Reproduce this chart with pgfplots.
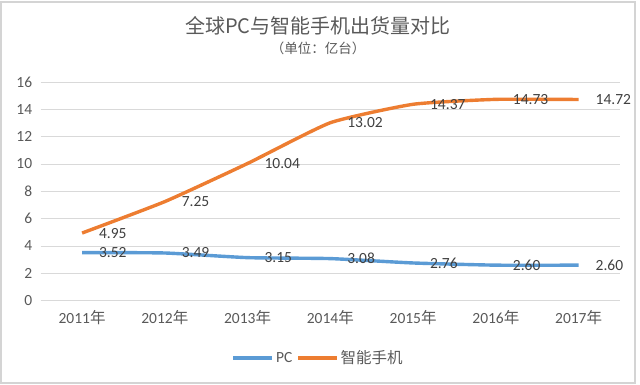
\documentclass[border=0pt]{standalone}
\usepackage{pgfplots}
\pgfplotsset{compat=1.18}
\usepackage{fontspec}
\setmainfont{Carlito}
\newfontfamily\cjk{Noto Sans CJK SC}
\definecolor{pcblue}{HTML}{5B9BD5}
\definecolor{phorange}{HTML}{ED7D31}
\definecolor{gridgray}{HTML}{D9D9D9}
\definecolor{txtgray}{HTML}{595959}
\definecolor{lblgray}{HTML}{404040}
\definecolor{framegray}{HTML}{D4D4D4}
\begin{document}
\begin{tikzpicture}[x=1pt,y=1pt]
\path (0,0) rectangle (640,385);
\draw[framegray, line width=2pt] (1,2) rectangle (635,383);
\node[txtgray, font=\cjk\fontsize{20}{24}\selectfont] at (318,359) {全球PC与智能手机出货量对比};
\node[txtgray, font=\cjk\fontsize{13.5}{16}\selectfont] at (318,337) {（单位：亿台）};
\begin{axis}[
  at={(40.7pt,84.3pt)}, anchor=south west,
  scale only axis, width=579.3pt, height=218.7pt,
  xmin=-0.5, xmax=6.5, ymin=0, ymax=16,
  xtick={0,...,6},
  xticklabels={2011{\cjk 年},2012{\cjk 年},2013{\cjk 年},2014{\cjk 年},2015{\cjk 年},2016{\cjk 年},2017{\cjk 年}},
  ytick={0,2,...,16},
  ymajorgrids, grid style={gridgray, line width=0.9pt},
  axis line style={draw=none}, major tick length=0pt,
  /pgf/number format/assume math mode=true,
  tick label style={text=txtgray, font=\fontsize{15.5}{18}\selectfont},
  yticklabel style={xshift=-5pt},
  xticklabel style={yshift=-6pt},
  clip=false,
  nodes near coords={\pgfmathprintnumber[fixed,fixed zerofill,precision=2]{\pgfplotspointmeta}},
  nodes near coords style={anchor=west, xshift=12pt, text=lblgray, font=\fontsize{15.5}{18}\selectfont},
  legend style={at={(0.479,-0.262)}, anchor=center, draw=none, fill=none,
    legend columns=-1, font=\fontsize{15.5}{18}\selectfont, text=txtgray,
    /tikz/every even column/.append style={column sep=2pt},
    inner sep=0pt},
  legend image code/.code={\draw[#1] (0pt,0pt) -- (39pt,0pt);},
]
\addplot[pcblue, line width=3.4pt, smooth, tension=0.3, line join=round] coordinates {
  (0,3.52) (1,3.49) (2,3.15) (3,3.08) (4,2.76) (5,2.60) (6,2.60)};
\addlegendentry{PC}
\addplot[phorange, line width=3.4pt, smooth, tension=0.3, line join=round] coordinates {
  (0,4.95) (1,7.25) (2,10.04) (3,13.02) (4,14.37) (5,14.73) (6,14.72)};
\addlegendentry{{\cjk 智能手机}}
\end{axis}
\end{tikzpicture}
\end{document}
• • • • • • •
What the exercise asks. Transcribe the listing in full and omit the pictures.

Finished exercise.
Reproduce this chart with pgfplots.
\documentclass[border=0pt]{standalone}
\usepackage{pgfplots}
\pgfplotsset{compat=1.18}
\usepackage{fontspec}
\setmainfont{Carlito}
\newfontfamily\cjk{Noto Sans CJK SC}
\definecolor{pcblue}{HTML}{5B9BD5}
\definecolor{phorange}{HTML}{ED7D31}
\definecolor{gridgray}{HTML}{D9D9D9}
\definecolor{txtgray}{HTML}{595959}
\definecolor{lblgray}{HTML}{404040}
\definecolor{framegray}{HTML}{D4D4D4}
\begin{document}
\begin{tikzpicture}[x=1pt,y=1pt]
\path (0,0) rectangle (640,385);
\draw[framegray, line width=2pt] (1,2) rectangle (635,383);
\node[txtgray, font=\cjk\fontsize{20}{24}\selectfont] at (318,359) {全球PC与智能手机出货量对比};
\node[txtgray, font=\cjk\fontsize{13.5}{16}\selectfont] at (318,337) {（单位：亿台）};
\begin{axis}[
  at={(40.7pt,84.3pt)}, anchor=south west,
  scale only axis, width=579.3pt, height=218.7pt,
  xmin=-0.5, xmax=6.5, ymin=0, ymax=16,
  xtick={0,...,6},
  xticklabels={2011{\cjk 年},2012{\cjk 年},2013{\cjk 年},2014{\cjk 年},2015{\cjk 年},2016{\cjk 年},2017{\cjk 年}},
  ytick={0,2,...,16},
  ymajorgrids, grid style={gridgray, line width=0.9pt},
  axis line style={draw=none}, major tick length=0pt,
  /pgf/number format/assume math mode=true,
  tick label style={text=txtgray, font=\fontsize{15.5}{18}\selectfont},
  yticklabel style={xshift=-5pt},
  xticklabel style={yshift=-6pt},
  clip=false,
  nodes near coords={\pgfmathprintnumber[fixed,fixed zerofill,precision=2]{\pgfplotspointmeta}},
  nodes near coords style={anchor=west, xshift=12pt, text=lblgray, font=\fontsize{15.5}{18}\selectfont},
  legend style={at={(0.479,-0.262)}, anchor=center, draw=none, fill=none,
    legend columns=-1, font=\fontsize{15.5}{18}\selectfont, text=txtgray,
    /tikz/every even column/.append style={column sep=2pt},
    inner sep=0pt},
  legend image code/.code={\draw[#1] (0pt,0pt) -- (39pt,0pt);},
]
\addplot[pcblue, line width=3.4pt, smooth, tension=0.3, line join=round] coordinates {
  (0,3.52) (1,3.49) (2,3.15) (3,3.08) (4,2.76) (5,2.60) (6,2.60)};
\addlegendentry{PC}
\addplot[phorange, line width=3.4pt, smooth, tension=0.3, line join=round] coordinates {
  (0,4.95) (1,7.25) (2,10.04) (3,13.02) (4,14.37) (5,14.73) (6,14.72)};
\addlegendentry{{\cjk 智能手机}}
\end{axis}
\end{tikzpicture}
\end{document}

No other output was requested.